Let $C_1>0,C_2>0, a>0, b>0$ be constants, let $\sum_{m=0}^{\infty} C_1e^{-C_2m}=1$ and $f\leq 1$ be a function satisfying the inequality
$$f(n)\leq \sum_{m=1}^n e^{am} f(n-m) \frac{C_1}{1-C_1}e^{-C_2m} + \frac{e^{an}}{1-C_1}\left[1-\sum_{m=0}^{n-1} C_1e^{-C_2m}\right]\tag{1}$$
I'm trying to check if there exist constants $b,C$ such that $b<a$ and $C>0$ and $f(n)\leq Ce^{bn}$ for all $n\geq 0$.
My attempt: I'm trying to see if this is true by induction. For $n=0$, $f(0)\leq C$ if $C\geq 1$. So choose any $C\geq 1$. Suppose there exists $b<a$ such that $f(m)\leq Ce^{bm}$ for all $m<n$. Using this in $(1)$, we get
\begin{align} f(n) &\leq \sum_{m=1}^n e^{am}Ce^{b(n-m)}\frac{C_1}{1-C_1}e^{-C_2m} + \frac{e^{an}}{1-C_1}\left[1-\sum_{m=0}^{n-1} C_1e^{-C_2m}\right] \\ \\ &= \sum_{m=1}^n e^{am}Ce^{b(n-m)}\frac{C_1}{1-C_1}e^{-C_2m} + \frac{e^{an}}{1-C_1}\left[1-\sum_{m=0}^{n-1} C_1e^{-C_2m}\right] \\ \\ &= Ce^{bn}\left[\sum_{m=1}^n e^{(a-b-C_2)m}\frac{C_1}{1-C_1}+ \frac{e^{(a-b)n}}{1-C_1}\left[1-\sum_{m=0}^{n-1} C_1e^{-C_2m}\right]\right] \end{align}
I think the induction statement is proven if we show that $$\left[\sum_{m=1}^n e^{(a-b-C_2)m}\frac{C_1}{1-C_1}+ \frac{e^{(a-b)n}}{1-C_1}\left[1-\sum_{m=0}^{n-1} C_1e^{-C_2m}\right]\right]\leq 1 \tag{2}$$ because that would mean $f(n)\leq Ce^{bn}$. But I'm not sure how to prove that and show there exists a $b<a$ for which $(2)$ is true. Any ideas?

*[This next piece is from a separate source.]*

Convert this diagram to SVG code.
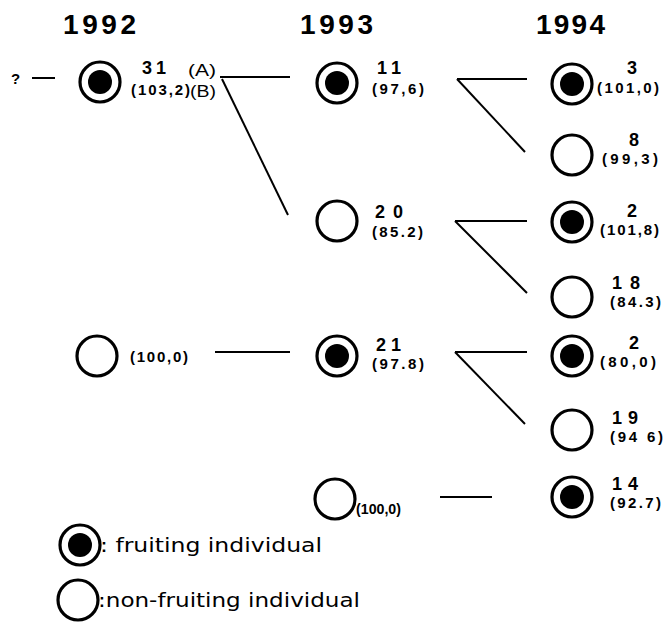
<svg xmlns="http://www.w3.org/2000/svg" width="665" height="631" viewBox="0 0 665 631">
<style>
.o{fill:#fff;stroke:#000;stroke-width:3.2}
.i{fill:#000}
.h{font-family:"Liberation Sans",Arial,sans-serif;font-weight:bold;font-size:28px}
.n{font-family:"Liberation Sans",Arial,sans-serif;font-weight:bold;font-size:18px}
.v{font-family:"Liberation Sans",Arial,sans-serif;font-weight:bold;font-size:15px}
.l{font-family:"Liberation Sans",Arial,sans-serif;font-size:17px}
.g{font-family:"DejaVu Sans",sans-serif;font-stretch:condensed;font-size:20px}
.c line{stroke:#000;stroke-width:2}
</style>
<rect width="665" height="631" fill="#fff"/>
<g id="headers">
<text class="h" x="63" y="34" textLength="73" lengthAdjust="spacing">1992</text>
<text class="h" x="300" y="34" textLength="73" lengthAdjust="spacing">1993</text>
<text class="h" x="536" y="34" textLength="69" lengthAdjust="spacing">1994</text>
</g>
<g class="c" id="connectors">
<line x1="32" y1="78" x2="55" y2="78"/>
<line x1="220" y1="77" x2="290" y2="77"/>
<line x1="222" y1="79" x2="288" y2="215"/>
<line x1="457" y1="79" x2="527" y2="79"/>
<line x1="457" y1="79" x2="525" y2="152"/>
<line x1="455" y1="221" x2="527" y2="221"/>
<line x1="455" y1="221" x2="527" y2="293"/>
<line x1="215" y1="352" x2="290" y2="352"/>
<line x1="455" y1="352" x2="527" y2="352"/>
<line x1="455" y1="352" x2="525" y2="424"/>
<line x1="440" y1="497" x2="492" y2="497"/>
</g>
<g id="q"><text class="v" x="11" y="84">?</text></g>
<g id="n1992a"><circle class="o" cx="100" cy="82" r="20"/><circle class="i" cx="100" cy="82" r="12"/>
<text class="n" x="142" y="74" textLength="24" lengthAdjust="spacing">31</text>
<text class="l" x="188" y="76" textLength="28" lengthAdjust="spacingAndGlyphs">(A)</text>
<text class="v" x="131" y="95" textLength="59" lengthAdjust="spacing">(103,2)</text>
<text class="l" x="190" y="97" textLength="26" lengthAdjust="spacingAndGlyphs">(B)</text></g>
<g id="n1993a"><circle class="o" cx="337" cy="83" r="20"/><circle class="i" cx="337" cy="83" r="12"/>
<text class="n" x="377" y="74" textLength="24" lengthAdjust="spacing">11</text>
<text class="v" x="372" y="94" textLength="52" lengthAdjust="spacing">(97,6)</text></g>
<g id="n1994a"><circle class="o" cx="572" cy="84" r="20"/><circle class="i" cx="572" cy="84" r="12"/>
<text class="n" x="627" y="74">3</text>
<text class="v" x="597" y="93" textLength="62" lengthAdjust="spacing">(101,0)</text></g>
<g id="n1994b"><circle class="o" cx="572" cy="155" r="20"/>
<text class="n" x="629" y="146">8</text>
<text class="v" x="602" y="164" textLength="56" lengthAdjust="spacing">(99,3)</text></g>
<g id="n1993b"><circle class="o" cx="337" cy="221" r="20"/>
<text class="n" x="375" y="218" textLength="28" lengthAdjust="spacing">20</text>
<text class="v" x="372" y="237" textLength="51" lengthAdjust="spacing">(85.2)</text></g>
<g id="n1994c"><circle class="o" cx="572" cy="222" r="20"/><circle class="i" cx="572" cy="222" r="12"/>
<text class="n" x="627" y="217">2</text>
<text class="v" x="600" y="235" textLength="59" lengthAdjust="spacing">(101,8)</text></g>
<g id="n1994d"><circle class="o" cx="572" cy="297" r="20"/>
<text class="n" x="612" y="289" textLength="28" lengthAdjust="spacing">18</text>
<text class="v" x="610" y="307" textLength="51" lengthAdjust="spacing">(84.3)</text></g>
<g id="n1992b"><circle class="o" cx="97" cy="356" r="20"/>
<text class="v" x="130" y="362" textLength="58" lengthAdjust="spacing">(100,0)</text></g>
<g id="n1993c"><circle class="o" cx="337" cy="356" r="20"/><circle class="i" cx="337" cy="356" r="12"/>
<text class="n" x="376" y="351" textLength="25" lengthAdjust="spacing">21</text>
<text class="v" x="372" y="369" textLength="52" lengthAdjust="spacing">(97.8)</text></g>
<g id="n1994e"><circle class="o" cx="572" cy="356" r="20"/><circle class="i" cx="572" cy="356" r="12"/>
<text class="n" x="629" y="349">2</text>
<text class="v" x="600" y="367" textLength="56" lengthAdjust="spacing">(80,0)</text></g>
<g id="n1994f"><circle class="o" cx="572" cy="430" r="20"/>
<text class="n" x="612" y="424" textLength="26" lengthAdjust="spacing">19</text>
<text class="v" x="610" y="442" textLength="53" lengthAdjust="spacing">(94 6)</text></g>
<g id="n1993d"><circle class="o" cx="335" cy="499" r="20"/>
<text class="v" x="356" y="514" textLength="45" lengthAdjust="spacingAndGlyphs">(100,0)</text></g>
<g id="n1994g"><circle class="o" cx="572" cy="497" r="20"/><circle class="i" cx="572" cy="497" r="12"/>
<text class="n" x="612" y="490" textLength="26" lengthAdjust="spacing">14</text>
<text class="v" x="610" y="508" textLength="51" lengthAdjust="spacing">(92.7)</text></g>
<g id="legend">
<circle class="o" cx="80" cy="545" r="20"/><circle class="i" cx="80" cy="545" r="12"/>
<text class="g" x="100" y="552" textLength="222" lengthAdjust="spacingAndGlyphs">: fruiting individual</text>
<circle class="o" cx="78" cy="600" r="20"/>
<text class="g" x="98" y="607" textLength="262" lengthAdjust="spacingAndGlyphs">:non-fruiting individual</text>
</g>
</svg>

Denote $A=e^a$, $c=e^{-C_2}$ and let us decide that (1) has a little mistake and that $m$ should vary from $0$ to $n$. We have $C_1=1-c.$ Therefore $$f(n)\leq \frac{1-c}{c}\sum_{m=0}^n(Ac)^nf(n-m) + \frac{1}{c}(Ac)^n.$$ Assume that $f(n)\geq 0.$ As a consequence for $z>0$ and small enough we have $$F(z)=\sum_{n=0}^{\infty}f(n)z^n\leq \frac{1-c}{c}\frac{1}{1-Acz}F(z)+\frac{1}{c}\frac{1}{1-Acz}$$ or denoting $1/r=\frac{Ac^2}{2c-1}$ we have $$(2c-1)(1-\frac{1}{r}z)F(z)\leq 1.\ \ (*)$$ At this point if your $C_2$ is too big, that is to say if $c\leq 1/2$ I cannot say anything since (*) gives no information. In the other hand, if $2c-1>0$ then $$(2c-1)F(z)\leq \frac{1}{1-\frac{z}{r}}=\sum_{n=0}^{\infty}\frac{z^n}{r^n}$$ showing that the radius of convergence $R$ of the power series $F(z)$ satisfies $R\geq r.$ This implies that $\limsup f(n)^{1/n}=\frac{1}{R}\leq \frac{1}{r}.$ In particular there exists a number $B> \frac{1}{R}$ such that $f(n)<B^n$ for all $n.$ A weaker statement is that for any $C>\frac{1}{r}$ we have $f(n)<C^n$ except for a finite number of $n.$
Equivalently for each $b$ such that $e^b>1/r$ there exists $C_3>0$ such that $f(n)<C_3e^{bn}.$ But saying $e^b>1/r$ is saying $b>a-2C_2+\log (2c-1).$ Therefore since $-2C_2+\log (2c-1)<0$ the interval $$(a-2C_2+\log (2c-1),a) $$ is not empty and there exists a $b<a$ such that $f(n)<C_3e^{bn}$ as desired.